Problem details → Begin with the line holding "Emit a LaTeX", end with the line holding "(0,0) rectangle (1114,459);", and repeat every line in between exactly, without pictures.
====== Records to use
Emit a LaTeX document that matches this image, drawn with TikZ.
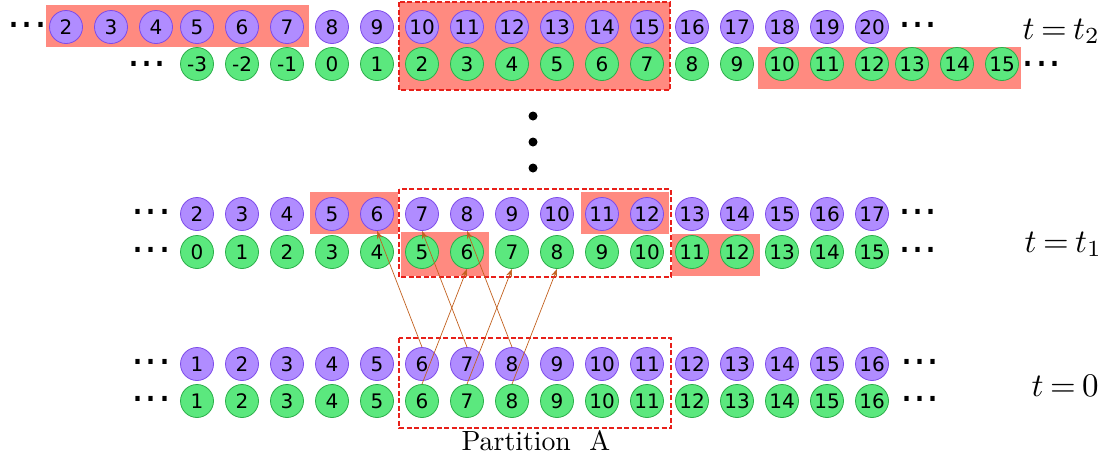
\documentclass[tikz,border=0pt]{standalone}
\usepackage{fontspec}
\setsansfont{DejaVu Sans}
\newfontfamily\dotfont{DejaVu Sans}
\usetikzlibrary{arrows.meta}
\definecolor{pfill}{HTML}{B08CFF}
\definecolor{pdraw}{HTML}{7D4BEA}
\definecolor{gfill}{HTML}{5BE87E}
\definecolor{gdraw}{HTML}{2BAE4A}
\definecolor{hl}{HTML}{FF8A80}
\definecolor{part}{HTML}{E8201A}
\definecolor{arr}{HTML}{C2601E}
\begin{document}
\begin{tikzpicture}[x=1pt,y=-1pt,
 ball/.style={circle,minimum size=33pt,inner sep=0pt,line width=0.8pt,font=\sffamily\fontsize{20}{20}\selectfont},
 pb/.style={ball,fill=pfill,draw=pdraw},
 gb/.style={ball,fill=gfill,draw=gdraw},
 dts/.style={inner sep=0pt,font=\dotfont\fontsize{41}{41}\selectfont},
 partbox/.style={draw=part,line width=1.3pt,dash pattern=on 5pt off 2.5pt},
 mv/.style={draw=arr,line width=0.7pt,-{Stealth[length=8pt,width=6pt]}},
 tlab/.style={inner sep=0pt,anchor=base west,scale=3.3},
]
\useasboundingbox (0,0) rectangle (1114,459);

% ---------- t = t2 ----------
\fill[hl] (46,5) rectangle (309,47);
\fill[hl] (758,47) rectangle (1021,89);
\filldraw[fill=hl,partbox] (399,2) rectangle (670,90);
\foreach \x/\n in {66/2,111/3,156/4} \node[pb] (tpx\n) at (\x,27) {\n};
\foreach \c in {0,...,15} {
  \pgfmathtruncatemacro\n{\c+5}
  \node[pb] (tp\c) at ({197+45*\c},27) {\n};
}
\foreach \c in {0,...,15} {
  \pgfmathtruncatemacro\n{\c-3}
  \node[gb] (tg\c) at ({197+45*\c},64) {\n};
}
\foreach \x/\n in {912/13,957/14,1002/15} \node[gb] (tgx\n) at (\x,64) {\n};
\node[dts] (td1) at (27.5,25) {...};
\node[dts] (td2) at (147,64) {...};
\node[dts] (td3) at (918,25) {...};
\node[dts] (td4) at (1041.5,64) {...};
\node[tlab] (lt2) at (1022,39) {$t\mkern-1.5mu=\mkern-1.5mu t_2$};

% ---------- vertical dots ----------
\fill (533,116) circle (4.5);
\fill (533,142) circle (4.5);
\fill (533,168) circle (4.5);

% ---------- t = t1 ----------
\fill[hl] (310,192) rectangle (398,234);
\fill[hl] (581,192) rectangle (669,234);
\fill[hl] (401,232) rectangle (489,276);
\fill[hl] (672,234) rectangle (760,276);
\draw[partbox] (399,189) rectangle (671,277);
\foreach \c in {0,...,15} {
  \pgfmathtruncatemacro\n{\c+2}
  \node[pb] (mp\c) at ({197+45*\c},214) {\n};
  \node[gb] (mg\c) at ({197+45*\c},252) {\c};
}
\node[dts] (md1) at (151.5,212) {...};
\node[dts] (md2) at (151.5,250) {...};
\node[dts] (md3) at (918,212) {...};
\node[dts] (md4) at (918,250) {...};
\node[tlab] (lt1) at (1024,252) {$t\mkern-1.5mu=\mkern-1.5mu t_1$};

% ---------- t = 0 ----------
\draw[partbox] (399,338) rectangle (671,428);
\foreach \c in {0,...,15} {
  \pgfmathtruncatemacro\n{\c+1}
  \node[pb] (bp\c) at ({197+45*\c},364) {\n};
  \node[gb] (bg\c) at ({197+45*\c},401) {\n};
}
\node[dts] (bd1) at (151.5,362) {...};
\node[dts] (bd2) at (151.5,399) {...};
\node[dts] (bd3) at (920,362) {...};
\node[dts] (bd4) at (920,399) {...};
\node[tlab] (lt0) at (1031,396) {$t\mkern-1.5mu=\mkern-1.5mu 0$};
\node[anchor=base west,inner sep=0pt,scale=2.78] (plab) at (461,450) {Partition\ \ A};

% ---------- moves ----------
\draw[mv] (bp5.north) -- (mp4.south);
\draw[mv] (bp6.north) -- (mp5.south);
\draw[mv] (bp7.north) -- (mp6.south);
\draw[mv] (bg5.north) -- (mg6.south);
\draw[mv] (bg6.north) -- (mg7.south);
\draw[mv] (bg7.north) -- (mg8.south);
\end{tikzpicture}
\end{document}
============
====== Records to use
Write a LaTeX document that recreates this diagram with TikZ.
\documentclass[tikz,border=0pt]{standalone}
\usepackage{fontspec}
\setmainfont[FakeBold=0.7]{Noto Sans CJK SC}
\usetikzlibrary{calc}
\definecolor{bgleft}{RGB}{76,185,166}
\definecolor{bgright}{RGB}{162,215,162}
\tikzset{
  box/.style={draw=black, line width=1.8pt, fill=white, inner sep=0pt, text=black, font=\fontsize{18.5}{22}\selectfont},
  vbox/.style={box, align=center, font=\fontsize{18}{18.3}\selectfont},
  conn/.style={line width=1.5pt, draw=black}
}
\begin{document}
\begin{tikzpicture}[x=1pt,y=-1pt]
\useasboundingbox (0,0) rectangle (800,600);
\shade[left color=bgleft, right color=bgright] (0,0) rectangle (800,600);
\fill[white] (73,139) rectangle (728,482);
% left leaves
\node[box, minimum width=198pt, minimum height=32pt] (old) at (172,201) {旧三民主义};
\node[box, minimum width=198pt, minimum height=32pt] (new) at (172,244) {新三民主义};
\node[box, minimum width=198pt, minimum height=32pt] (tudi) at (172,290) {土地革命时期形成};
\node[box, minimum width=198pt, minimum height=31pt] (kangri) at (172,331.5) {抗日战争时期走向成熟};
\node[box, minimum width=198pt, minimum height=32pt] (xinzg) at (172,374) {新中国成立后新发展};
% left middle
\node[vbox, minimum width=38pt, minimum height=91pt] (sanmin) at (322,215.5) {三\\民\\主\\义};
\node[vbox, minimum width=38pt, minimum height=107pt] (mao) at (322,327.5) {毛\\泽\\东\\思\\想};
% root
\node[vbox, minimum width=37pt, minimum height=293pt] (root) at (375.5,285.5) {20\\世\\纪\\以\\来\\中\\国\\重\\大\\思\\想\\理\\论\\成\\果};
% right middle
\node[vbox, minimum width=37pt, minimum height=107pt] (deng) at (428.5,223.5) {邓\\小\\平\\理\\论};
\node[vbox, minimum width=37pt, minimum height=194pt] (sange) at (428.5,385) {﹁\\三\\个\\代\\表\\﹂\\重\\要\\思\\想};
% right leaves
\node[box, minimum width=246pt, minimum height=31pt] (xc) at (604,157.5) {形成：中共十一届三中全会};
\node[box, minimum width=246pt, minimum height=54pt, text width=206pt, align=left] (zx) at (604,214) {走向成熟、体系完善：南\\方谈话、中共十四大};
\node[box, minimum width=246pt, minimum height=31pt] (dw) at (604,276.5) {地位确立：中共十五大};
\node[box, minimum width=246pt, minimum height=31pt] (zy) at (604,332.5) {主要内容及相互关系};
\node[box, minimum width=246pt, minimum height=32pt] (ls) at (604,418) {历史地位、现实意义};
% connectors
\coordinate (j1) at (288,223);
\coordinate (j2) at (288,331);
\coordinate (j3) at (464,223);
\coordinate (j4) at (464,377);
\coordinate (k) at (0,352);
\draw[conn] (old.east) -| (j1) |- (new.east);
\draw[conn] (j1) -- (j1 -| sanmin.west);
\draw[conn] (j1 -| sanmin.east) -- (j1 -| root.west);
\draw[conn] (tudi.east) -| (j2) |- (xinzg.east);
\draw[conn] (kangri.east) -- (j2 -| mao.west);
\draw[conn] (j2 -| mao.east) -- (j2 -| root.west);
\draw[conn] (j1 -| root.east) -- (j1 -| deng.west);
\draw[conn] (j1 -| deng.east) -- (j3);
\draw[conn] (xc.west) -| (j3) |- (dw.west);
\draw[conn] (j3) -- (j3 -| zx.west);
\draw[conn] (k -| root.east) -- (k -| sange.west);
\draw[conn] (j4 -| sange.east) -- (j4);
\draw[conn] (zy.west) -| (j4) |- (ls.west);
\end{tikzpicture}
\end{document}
============
Solved exercise →
Emit a LaTeX document that matches this image, drawn with TikZ.
\documentclass[tikz,border=0pt]{standalone}
\usepackage{fontspec}
\setsansfont{DejaVu Sans}
\newfontfamily\dotfont{DejaVu Sans}
\usetikzlibrary{arrows.meta}
\definecolor{pfill}{HTML}{B08CFF}
\definecolor{pdraw}{HTML}{7D4BEA}
\definecolor{gfill}{HTML}{5BE87E}
\definecolor{gdraw}{HTML}{2BAE4A}
\definecolor{hl}{HTML}{FF8A80}
\definecolor{part}{HTML}{E8201A}
\definecolor{arr}{HTML}{C2601E}
\begin{document}
\begin{tikzpicture}[x=1pt,y=-1pt,
 ball/.style={circle,minimum size=33pt,inner sep=0pt,line width=0.8pt,font=\sffamily\fontsize{20}{20}\selectfont},
 pb/.style={ball,fill=pfill,draw=pdraw},
 gb/.style={ball,fill=gfill,draw=gdraw},
 dts/.style={inner sep=0pt,font=\dotfont\fontsize{41}{41}\selectfont},
 partbox/.style={draw=part,line width=1.3pt,dash pattern=on 5pt off 2.5pt},
 mv/.style={draw=arr,line width=0.7pt,-{Stealth[length=8pt,width=6pt]}},
 tlab/.style={inner sep=0pt,anchor=base west,scale=3.3},
]
\useasboundingbox (0,0) rectangle (1114,459);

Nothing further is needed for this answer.